A Eslováquia foi o segundo país da Otan a enviar armas para a Ucrânia. Ainda no ano passado, Bratislava enviou caças MiG-29 e sistemas antimísseis S-300 a Kiev. Mas com a queda do apoio à Ucrânia o governo ficou numa situação difícil.
“Se eu fizer parte do governo, não haverá munição ou armas para a Ucrânia”, alertou Fico em um comício recentemente.
A ascensão de Fico, favorito para as eleições de domingo segundo as últimas pesquisas, ocorre junto à disseminação de notícias falsas na Eslováquia, a maioria delas contrárias à Ucrânia, ao Ocidente e ao apoio eslovaco à guerra.
“Muitos políticos locais têm adotado as narrativas da propaganda russa e Fico talvez seja o maior deles”, diz Katarina Klingova, da GlobSec. Além das pautas relacionadas à guerra, Fico também tem criticado a imigração de refugiados e os direitos da comunidade LGBT+.
Uma máquina azeitada
A disseminação de fake news vindas da Rússia não é exclusiva da Eslováquia. Na Bulgária, por exemplo, foi descoberta no ano passado uma rede que pagava até 2 mil euros para influenciadores e jornalistas para tentar influenciar a opinião pública. Há relatos similares na Polônia e na Romênia.
“Despertar essas reações é muito fácil para as operações de informação russas”, diz Graham Brookie, especialista em desinformação. “A mídia estatal faz análises de audiência melhor do que a maioria das empresas de mídia do mundo.”
A Polônia, por sua vez, está usando o conflito como ferramenta eleitoral. Varsóvia e outros países do Leste europeu decidiram proibir as importações ucranianas para proteger os próprios interesses agrícolas enquanto Kiev busca rotas alternativas para o exportar grãos, desde que a Rússia abandonou o acordo que permitia o escoamento seguro pelo Mar Negro. O setor é um importante ativo eleitoral do Partido Justiça e Liberdade, que está ameaçado nas últimas pesquisas de deixar o poder.
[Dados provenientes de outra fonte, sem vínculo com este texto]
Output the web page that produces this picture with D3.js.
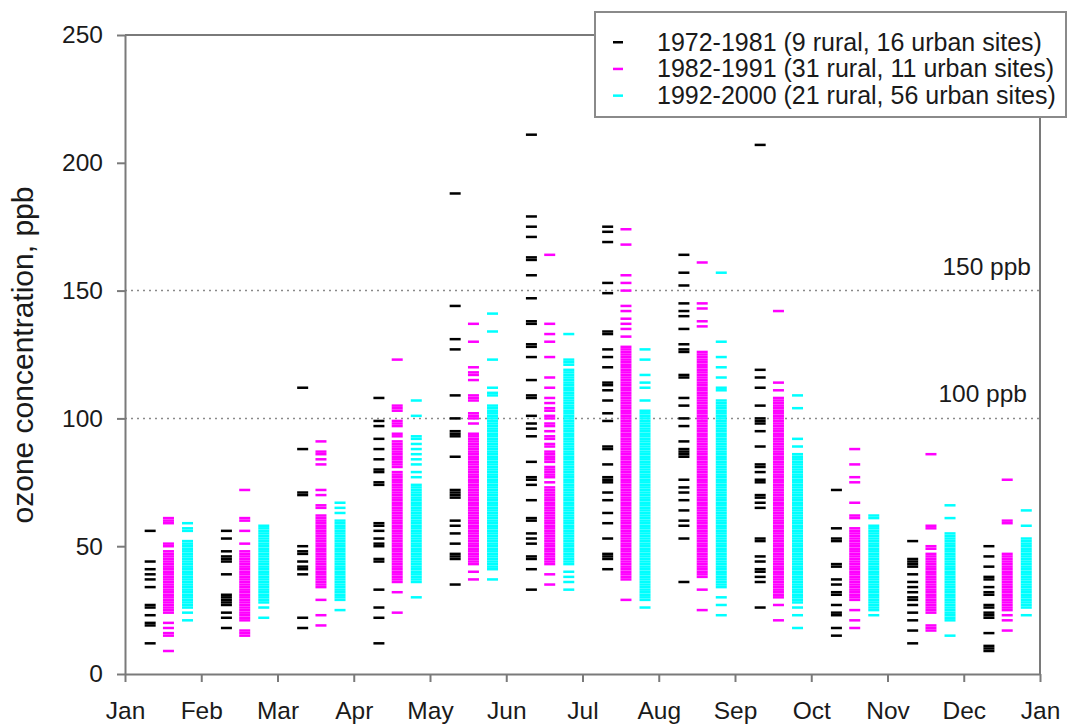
<!DOCTYPE html>
<html>
<head>
<meta charset="utf-8">
<script src="https://cdn.jsdelivr.net/npm/d3@7"></script>
<style>
  html, body { margin: 0; padding: 0; background: #fff; }
  svg { display: block; font-family: "Liberation Sans", Arial, Helvetica, sans-serif; }
</style>
</head>
<body>
<svg id="chart" width="1068" height="724"></svg>
<script>
// ---- data ----
const monthLabels = ["Jan","Feb","Mar","Apr","May","Jun","Jul","Aug","Sep","Oct","Nov","Dec","Jan"];
const yTicks = [0, 50, 100, 150, 200, 250];
const refLines = [150, 100];
const refLabels = ["150 ppb", "100 ppb"];
const seriesNames = ["1972-1981 (9 rural, 16 urban sites)", "1982-1991 (31 rural, 11 urban sites)", "1992-2000 (21 rural, 56 urban sites)"];

// values (ppb) per month, Jan..Dec
const ozone1972 = [
  [56,44,41,39,37,34,27,26,23,20,19,12],
  [56,53,48,46,45,44,39,31,30,29,28,27,24,22,18],
  [112,88,71,70,50,48,47,44,42,41,39,22,18],
  [108,99,97,92,88,84,80,79,75,74,59,58,56,53,51,50,45,44,33,26,22,12],
  [188,144,131,127,109,100,95,94,93,85,72,71,70,69,60,58,55,51,47,46,45,35],
  [211,179,175,171,163,162,156,147,138,137,129,128,124,115,109,108,101,98,96,93,83,77,76,74,68,61,60,55,53,51,46,45,41,33],
  [175,173,169,153,149,134,133,127,124,120,114,113,111,107,102,99,89,88,82,77,76,75,71,68,63,59,53,47,46,45,41],
  [164,157,152,145,142,140,135,129,127,126,117,116,108,105,100,97,91,88,87,86,85,76,73,71,68,64,60,58,53,36],
  [207,119,116,112,105,100,99,98,95,89,82,81,79,76,75,70,69,67,65,53,52,46,44,41,40,38,36,26],
  [72,57,53,52,43,42,37,35,32,31,27,24,23,18,15],
  [52,45,44,43,42,39,36,34,32,30,29,27,24,21,17,12],
  [50,46,42,38,37,34,32,31,27,26,24,23,22,16,11,10,9]
];

const ozone1982 = [
  [61,60,59,51,50,48,47,46,45,44,43,42,41,40,39,38,37,36,35,34,33,32,31,30,29,28,27,26,25,24,20,18,16,15,9],
  [72,61,60,56,51,48,47,46,45,44,43,42,41,40,39,38,37,36,35,34,33,32,31,30,29,28,27,26,25,24,23,22,21,17,16,15],
  [91,87,86,84,82,72,70,66,65,62,61,60,59,58,57,56,55,54,53,52,51,50,49,48,47,46,45,44,43,42,41,40,39,38,37,36,35,34,29,23,19],
  [123,105,104,103,99,98,97,94,93,91,90,89,88,87,86,85,84,83,82,81,79,78,77,76,75,74,73,72,71,70,69,68,67,66,65,64,63,62,61,60,59,58,57,56,55,54,53,52,51,50,49,48,47,46,45,44,43,42,41,40,39,38,37,36,32,24],
  [137,130,120,118,117,115,109,108,107,102,101,100,98,94,93,92,91,90,89,88,87,86,85,84,83,82,81,80,79,78,77,76,75,74,73,72,71,70,69,68,67,66,65,64,63,62,61,60,59,58,57,56,55,54,53,52,51,50,49,48,47,46,45,44,43,40,37],
  [164,137,133,130,124,116,112,108,106,104,103,101,100,98,97,95,93,92,90,89,87,86,85,84,83,81,80,79,78,77,75,73,72,71,70,69,68,67,66,65,64,63,62,61,60,59,58,57,56,55,54,53,52,51,50,49,48,47,46,45,44,43,39,35],
  [174,168,156,153,150,144,142,139,137,135,132,128,127,126,125,124,123,122,121,120,119,118,117,116,115,114,113,112,111,110,109,108,107,106,105,104,103,102,101,100,99,98,97,96,95,94,93,92,91,90,89,88,87,86,85,84,83,82,81,80,79,78,77,76,75,74,73,72,71,70,69,68,67,66,65,64,63,62,61,60,59,58,57,56,55,54,53,52,51,50,49,48,47,46,45,44,43,42,41,40,39,38,37,29],
  [161,145,143,138,136,126,125,124,123,122,121,120,119,118,117,116,115,114,113,112,111,110,109,108,107,106,105,104,103,102,101,100,99,98,97,96,95,94,93,92,91,90,89,88,87,86,85,84,83,82,81,80,79,78,77,76,75,74,73,72,71,70,69,68,67,66,65,64,63,62,61,60,59,58,57,56,55,54,53,52,51,50,49,48,47,46,45,44,43,42,41,40,39,38,33,25],
  [142,114,111,108,107,106,105,104,103,102,101,100,99,98,97,96,95,94,93,92,91,90,89,88,87,86,85,84,83,82,81,80,79,78,77,76,75,74,73,72,71,70,69,68,67,66,65,64,63,62,61,60,59,58,57,56,55,54,53,52,51,50,49,48,47,46,45,44,43,42,41,40,39,38,37,36,35,34,33,32,31,30,27,21],
  [88,82,77,75,67,62,61,57,56,55,54,53,52,51,50,49,48,47,46,45,44,43,42,41,40,39,38,37,36,35,34,33,32,31,30,29,25,21,18],
  [86,58,57,50,49,47,46,45,44,43,42,41,40,39,38,37,36,35,34,33,32,31,30,29,28,27,26,25,24,19,18,17],
  [76,60,59,47,46,45,44,43,42,41,40,39,38,37,36,35,34,33,32,31,30,29,28,27,26,25,23,21,17]
];

const ozone1992 = [
  [59,57,56,52,51,50,49,48,47,46,45,44,43,42,41,40,39,38,37,36,35,34,33,32,31,30,29,28,27,26,24,21],
  [58,57,56,55,54,53,52,51,50,49,48,47,46,45,44,43,42,41,40,39,38,37,36,35,34,33,32,31,30,29,28,26,22],
  [67,65,63,60,59,58,57,56,55,54,53,52,51,50,49,48,47,46,45,44,43,42,41,40,39,38,37,36,35,34,33,32,31,30,29,25],
  [107,101,93,92,90,88,86,84,82,79,77,74,73,72,71,70,69,68,67,66,65,64,63,62,61,60,59,58,57,56,55,54,53,52,51,50,49,48,47,46,45,44,43,42,41,40,39,38,37,36,30],
  [141,134,123,112,110,109,105,104,103,102,101,100,99,98,97,96,95,94,93,92,91,90,89,88,87,86,85,84,83,82,81,80,79,78,77,76,75,74,73,72,71,70,69,68,67,66,65,64,63,62,61,60,59,58,57,56,55,54,53,52,51,50,49,48,47,46,45,44,43,42,41,37],
  [133,123,122,121,119,118,117,116,115,114,113,112,111,110,109,108,107,106,105,104,103,102,101,100,99,98,97,96,95,94,93,92,91,90,89,88,87,86,85,84,83,82,81,80,79,78,77,76,75,74,73,72,71,70,69,68,67,66,65,64,63,62,61,60,59,58,57,56,55,54,53,52,51,50,49,48,47,46,45,44,43,40,38,36,33],
  [127,123,117,114,112,107,103,102,101,100,99,98,97,96,95,94,93,92,91,90,89,88,87,86,85,84,83,82,81,80,79,78,77,76,75,74,73,72,71,70,69,68,67,66,65,64,63,62,61,60,59,58,57,56,55,54,53,52,51,50,49,48,47,46,45,44,43,42,41,40,39,38,37,36,35,34,33,32,31,30,29,26],
  [157,130,124,120,116,112,111,107,106,105,104,103,102,101,100,99,98,97,96,95,94,93,92,91,90,89,88,87,86,85,84,83,82,81,80,79,78,77,76,75,74,73,72,71,70,69,68,67,66,65,64,63,62,61,60,59,58,57,56,55,54,53,52,51,50,49,48,47,46,45,44,43,42,41,40,39,38,37,36,35,34,30,27,23],
  [109,104,92,89,86,85,84,83,82,81,80,79,78,77,76,75,74,73,72,71,70,69,68,67,66,65,64,63,62,61,60,59,58,57,56,55,54,53,52,51,50,49,48,47,46,45,44,43,42,41,40,39,38,37,36,35,34,33,32,31,30,29,28,26,23,18],
  [62,61,58,57,56,55,54,53,52,51,50,49,48,47,46,45,44,43,42,41,40,39,38,37,36,35,34,33,32,31,30,29,28,27,26,25,23],
  [66,61,55,54,53,52,51,50,49,48,47,46,45,44,43,42,41,40,39,38,37,36,35,34,33,32,31,30,29,28,27,26,25,24,23,22,21,15],
  [64,58,53,52,51,50,49,48,47,46,45,44,43,42,41,40,39,38,37,36,35,34,33,32,31,30,29,28,27,26,23]
];

// ---- layout / style ----
const seriesData = [ozone1972, ozone1982, ozone1992];
const seriesColors = ["#000000", "#ff00ff", "#00ffff"];
const seriesOffsets = [0.33, 0.57, 0.82]; // position within month
const axisColor = "#7a7a7a";
const textColor = "#1a1a1a";

const svg = d3.select("#chart");
const x = d3.scaleLinear().domain([0, 12]).range([125, 1040]);
const y = d3.scaleLinear().domain([0, 250]).range([674, 35]);

// reference dotted lines
svg.append("g").selectAll("line").data(refLines).join("line")
  .attr("x1", x(0)).attr("x2", x(12))
  .attr("y1", d => y(d)).attr("y2", d => y(d))
  .attr("stroke", "#8a8a8a").attr("stroke-width", 1.5)
  .attr("stroke-dasharray", "2,4");
svg.append("g").selectAll("text").data(refLines).join("text")
  .attr("x", (d, i) => i === 0 ? 1031 : 1027)
  .attr("y", d => y(d) - 16)
  .attr("text-anchor", "end")
  .attr("font-size", 24.5).attr("fill", textColor)
  .text((d, i) => refLabels[i]);

// dashes
const flat = [];
seriesData.forEach((ser, si) => {
  ser.forEach((vals, mi) => {
    vals.forEach(v => flat.push({ si, mi, v }));
  });
});
svg.append("g").selectAll("rect").data(flat).join("rect")
  .attr("x", d => x(d.mi + seriesOffsets[d.si]) - 5.5)
  .attr("y", d => y(d.v) - 1.25)
  .attr("width", 11).attr("height", 2.5)
  .attr("fill", d => seriesColors[d.si]);

// axes
const xAxis = d3.axisBottom(x).tickValues(d3.range(13)).tickFormat(i => monthLabels[i])
  .tickSize(8).tickPadding(20).tickSizeOuter(0);
const gx = svg.append("g").attr("transform", `translate(0,${y(0)})`).call(xAxis);
const yAxis = d3.axisLeft(y).tickValues(yTicks).tickSize(8).tickPadding(14).tickSizeOuter(0);
const gy = svg.append("g").attr("transform", `translate(${x(0)},0)`).call(yAxis);
[gx, gy].forEach(g => {
  g.select(".domain").attr("stroke", axisColor).attr("stroke-width", 2);
  g.selectAll(".tick line").attr("stroke", axisColor).attr("stroke-width", 2);
  g.selectAll(".tick text").attr("font-size", 24.5).attr("fill", textColor)
    .attr("font-family", '"Liberation Sans", Arial, sans-serif');
});
// frame top/right
svg.append("path")
  .attr("d", `M${x(0)},${y(250)}H${x(12)}V${y(0)}`)
  .attr("fill", "none").attr("stroke", axisColor).attr("stroke-width", 2);

// y title
svg.append("text")
  .attr("transform", `translate(33,355) rotate(-90)`)
  .attr("text-anchor", "middle")
  .attr("font-size", 30).attr("fill", textColor)
  .text("ozone concentration, ppb");

// legend
const lg = svg.append("g");
lg.append("rect").attr("x", 595).attr("y", 12).attr("width", 471).attr("height", 105)
  .attr("fill", "#fff").attr("stroke", "#8a8a8a").attr("stroke-width", 2);
const rows = lg.selectAll("g.row").data(seriesNames).join("g").attr("class", "row")
  .attr("transform", (d, i) => `translate(0,${42 + i * 26.7})`);
rows.append("rect").attr("x", 613).attr("y", -1).attr("width", 10).attr("height", 2.5)
  .attr("fill", (d, i) => seriesColors[i]);
rows.append("text").attr("x", 657).attr("y", 8.5)
  .attr("font-size", 25).attr("fill", textColor).text(d => d);
</script>
</body>
</html>
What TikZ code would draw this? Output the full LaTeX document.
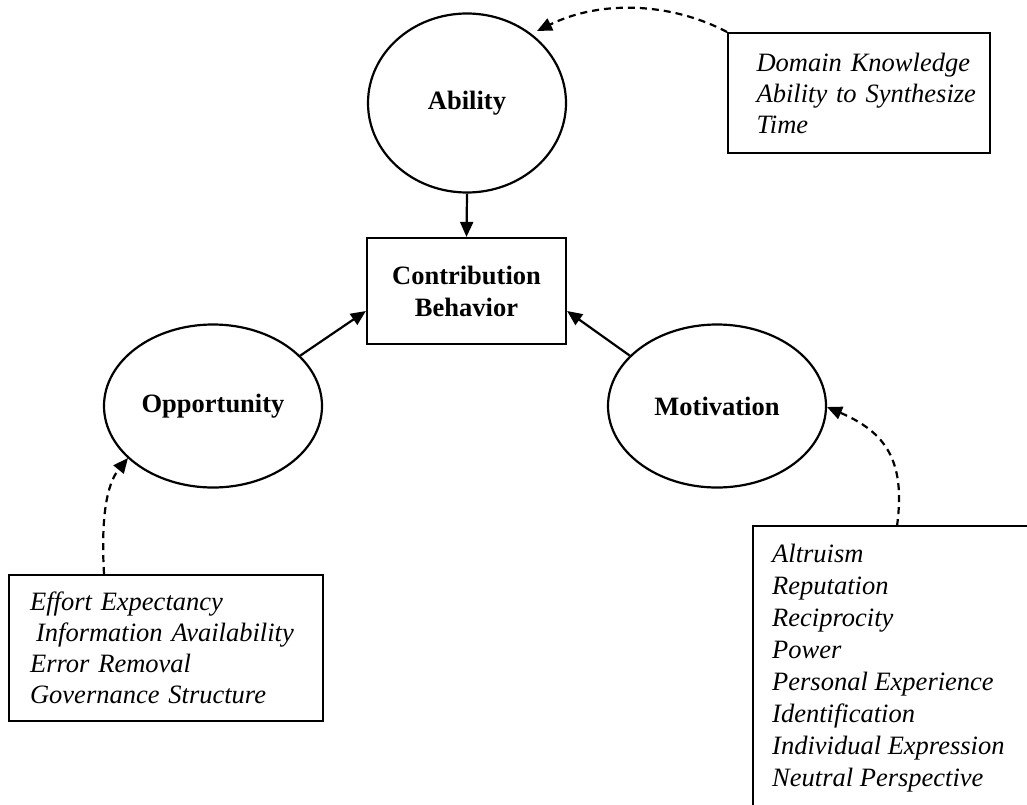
\documentclass[tikz,border=0pt]{standalone}
\usepackage{fontspec}
\setmainfont{Liberation Serif}
\usetikzlibrary{shapes.geometric,arrows.meta,calc}
\begin{document}
\begin{tikzpicture}[x=1pt,y=-1pt,
  every node/.style={inner sep=0pt},
  construct/.style={ellipse,draw,line width=2.2pt,font=\fontsize{26.5}{32}\selectfont\bfseries},
  central/.style={rectangle,draw,line width=2.2pt,align=center,font=\fontsize{26.5}{32}\selectfont\bfseries},
  factorbox/.style={rectangle,draw,line width=2.2pt,align=left,anchor=north west,font=\fontsize{26.5}{31}\selectfont\itshape},
  factortext/.style={align=left,font=\fontsize{26.5}{32}\selectfont\itshape},
  solidarrow/.style={line width=2.2pt,-{Triangle[length=15pt,width=13pt]}},
  dasharrow/.style={line width=2.2pt,dash pattern=on 7pt off 5pt,-{Triangle[length=15pt,width=13pt]}}
]
\useasboundingbox (0,0) rectangle (1027,805);
% constructs
\node[construct,minimum width=198pt,minimum height=179pt] (abil) at (467,103) {Ability};
\node[construct,minimum width=218pt,minimum height=163pt] (opp) at (213,406) {Opportunity};
\node[construct,minimum width=218pt,minimum height=163pt] (mot) at (717,406) {Motivation};
\node[central,minimum width=199pt,minimum height=106pt] (cb) at (466.5,291) {Contribution\\Behavior};
% factor boxes
\node[factorbox,minimum width=262pt,minimum height=120pt,text width=243pt,inner xsep=0pt] (abox) at (727,32) {\hspace*{19pt}Domain Knowledge\\\hspace*{19pt}Ability to Synthesize\\\hspace*{19pt}Time};
\node[factorbox,minimum width=314pt,minimum height=146pt,text width=314pt] (obox) at (8,574) {\hspace*{21pt}Effort Expectancy\\\hspace*{27pt}Information Availability\\\hspace*{21pt}Error Removal\\\hspace*{21pt}Governance Structure};
\node[factortext,anchor=north west] (mtext) at (772,544) {Altruism\\Reputation\\Reciprocity\\Power\\Personal Experience\\Identification\\Individual Expression\\Neutral Perspective};
\coordinate (mboxtl) at (753,526);
\coordinate (mboxbl) at (753,805);
\coordinate (mboxtr) at (1027,526);
\draw[line width=2.2pt] (mboxbl) -- (mboxtl) -- (mboxtr);
% solid arrows
\draw[solidarrow] (abil.south) -- (cb.north);
\draw[solidarrow] (opp.30) -- ($(cb.west)+(0,20)$);
\draw[solidarrow] (mot.150) -- ($(cb.east)+(0,20)$);
% dashed arrows
\coordinate (atip) at (537,31);
\coordinate (otip) at (128,458);
\coordinate (mtip) at (827,407);
\coordinate (mstart) at (897,526);
\coordinate (ostart) at (104,574);
\draw[dasharrow] (abox.north west) .. controls (670,2) and (600,0) .. (atip);
\draw[dasharrow] (mstart) .. controls (906,460) and (885,432) .. (mtip);
\draw[dasharrow] (ostart) .. controls (101,520) and (106,485) .. (otip);
\end{tikzpicture}
\end{document}
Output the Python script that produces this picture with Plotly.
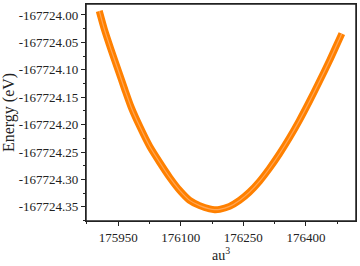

“A Ucrânia percebe que, nos últimos meses, não está na fronteira com a Polónia, está na fronteira com as eleições polacas”, diz Ivan Krastev, do Centro de Estratégias Liberais em Sófia, Bulgária. “Os votos de cem mil agricultores polacos são mais importantes para o governo do que o que irá custar para a Ucrânia. E veremos isso acontecendo em muitos lugares.”